Sinclairvoyance Issue 7 Contents Letters


Spectrum designers use Forth in new home micro

ANOTHER cheap micro has been produced for the home market. The Jupiter Ace is the first computer to be designed by Richard Altwasser and Steven Vickers since they finished design work on the Spectrum.

The new machine, which will be sold by mail order for £89.95, uses the language Forth instead of the more usual Basic used on other microcomputers. Forth was chosen because of its "combination of speed, versatility and ease of programming".

The computer looks rather like a cross between a ZX-80 and a Spectrum. It has a full-size moving-key keyboard, although one thing it does not have is the one-key entry system for which the Sinclair machines have become famous.

As with the Sinclair machines, the Ace can be used with a domestic television set and uses an ordinary cassette recorder for back-up memory. The basic unit has only 3K RAM.

The screen is memory-mapped with a 24 x 32 character flicker-free display and user-definable high-resolution graphics. The cassette interface performs at 1,500 baud and has a Verify command.

It also has a programmable sound generator. "We hope it will be louder than that of the Spectrum," said Vickers.

The Ace will be manufactured by TW Electronics. It has an expansion socket at the rear which the designers hope to use for peripherals, RAM expansion and a colour board. The machine was due for unveiling at the Personal Computer World Show in September.

Colour Genie launch

THE COLOUR Genie is another computer to be unveiled at the Personal Computer World Show. The machine has been produced by Lowe Electronics of Matlock, Derbyshire, and will cost £199.

The new computer will have 16K Basic ROM and 16K of user RAM. The typewriter-style keyboard is similar to previous Genies.

The machine can use up to 16 colours on the screen with a resolution of 160 x 96 for graphics characters. There are 128 programmable graphics characters and 64 present characters.

There will be a range of optional accessories, including a printer interface cable, printer, two joysticks, a position-detecting light pen and a cassette recorder. A full range of software is due to be launched after the launch of the machine.
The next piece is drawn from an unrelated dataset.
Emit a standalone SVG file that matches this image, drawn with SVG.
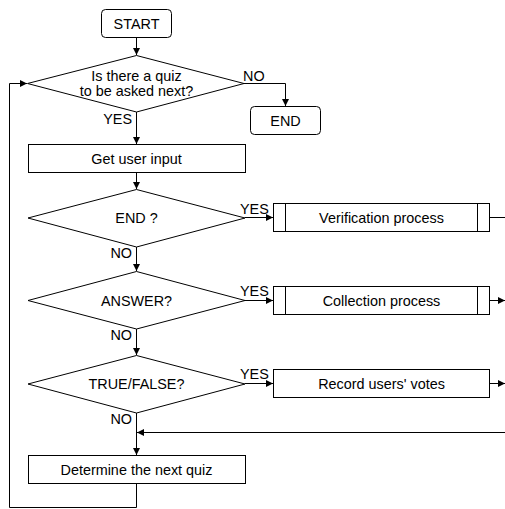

Lowe now has eight Genie models in its range of computers, including the new Genie III Business System which was also due to appear at the PCW Show.

£100 is offered to beat ZX-81

A SOFTWARE company is confident that it has produced one of the most difficult games for the ZX-81 that it is offering a prize of £100 to anyone who can beat the computer.

The game, Awari, is produced by Understanding of London. It is in three levels of difficulty - rabbit, beast and monster. The prize is being offered to the first person to send a solution to beat the computer at the monster level playing both first and second.

A deadline in early January has been set because of fears that it may not be possible. If no one has provided a solution by then, the prize will go to the person nearest to winning.

Staff at Understanding have managed to win only playing first at the monster level and the person who wrote the program has not passed the beast.

Awari was developed as a teaching aid and was adapted for micros when home computing began to take off. It is based on a West African game involving distributing beans between seven cups.

Entry forms are available when buying the cassette.

Prices are set to tumble

PRICES of ZX-81 software and hardware are on the way down. Software cassettes for games and business applications which formerly had cost £6 of £7 may now be cheaper by up to £1 or £2.

Quicksilva is one of the companies to have started the move. Its software cassettes Scramble and Asteroids are down from £5.50 to £4.95.

Hardware is also becoming cheaper and not only because of the drop in market demand. The Quicksilva high-resolution graphics board is down from £85 to £60. Quicksilva says that the drop in price is to keep the ZX-81 hardware moving.

Data-Assette has reduced the price of its data retrieval system, the ZX-99, to £49.95. The reason, said the sales manager Nigel Boyle, was "because Sinclair brought down prices to around £10 cheaper than the ZX-99".

Boyle sees no difficulty in continuing to sell ZX-81 add-ons.

"The ZX-99 makes the computer more advanced. Even if the machine is black and white it gives it data retrieval."